The Financial Times reported in two different articles some of the sinking news on the Spanish economy that we are already accostumed to. According to the Financial Times the recession is also impacting the prices of goods and services, on top of the real estate. Beware the pain in Spain, must have thought FT reporters Chris Giles and Victor Mallet when they wrote “A tale of two housing market bubbles” last January 6 on the Financial Times of London. They point out that as a percentage of British average per capita income, Spaniards have not gained purchasing power between 1995 and 2007. They forgot to add the recent depretiation rally of the British pound vis a vis the euro.
Where do Zapatero’s three funds take us? As a short-term pain reliever I embrace the measures that will for sure relieve the pain of Spain in the first months of 2009. But on the mid run and long run I remain deeply concerned about the inability of our political elite and our society as a whole to execute reform in education, in the labour market, in the sometimes slow and incentive-lacking national and regional administrations. There must be efficiency gains in the public and private sectors if Spain is deliberately willing to exit this crisis in 2010.
There is no doubt Spain will suffer in 2009, along many other Western economies. The markets have already discounted the recession in the ongoing year. I look beyond 2009 and think where we will be as a nation in 2010 and 2011. At the end of the month I will be in Madrid meeting with the political and economic elite of the country. I carry a message of concern and of hope. How do we take advantage of the current scenario and environment?
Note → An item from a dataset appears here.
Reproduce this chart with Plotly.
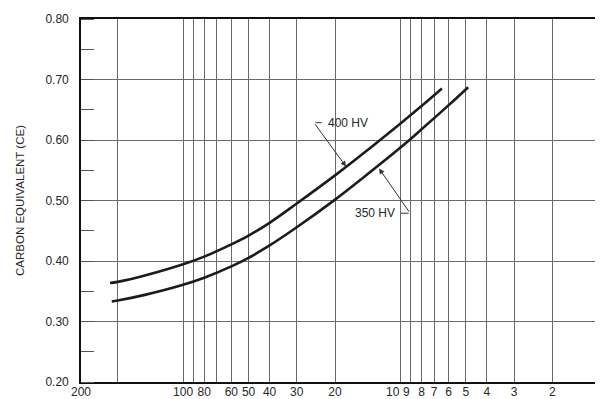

Where does the collapse of the real estate sector lead us? What kind of reaction should we expect from the average citizen that faces the highest unemployment rate in the developed world?
Differentiation. Diversification. Specialization. Those are the three words that our policy makers need to bear in mind. Spain has to differentiate from its surrounding countries, has to differentiate from the product it has been offering so far. Spain has to diversity into other sectors that it has not explored yet. Last Spain has to specialize, improving its educational system and boosting its expenditure in research and development.
The current environment is not hopeful. We already knew it. But there is an explicit lack of reaction. I do not read of any innovative ideas on Expansion or Cinco Dias, on the Economy section of El Mundo or El Pais. We start to be in desperate need of new ideas. Where is the Rodrigo Rato of our time? Why did Pedro Solbes earn the lowest marks of any Finance Minister in the Eurozone according to the Financial Times?
A couple of hints for our Premier Jose Luis. Change the Labour Minister. Force Pedro Solbes to reform the labour markets before he retires. It will carry a political cost only a retired Minister can afford living with for a couple of years. Bring on board valuable economic thinking outside the political landscape.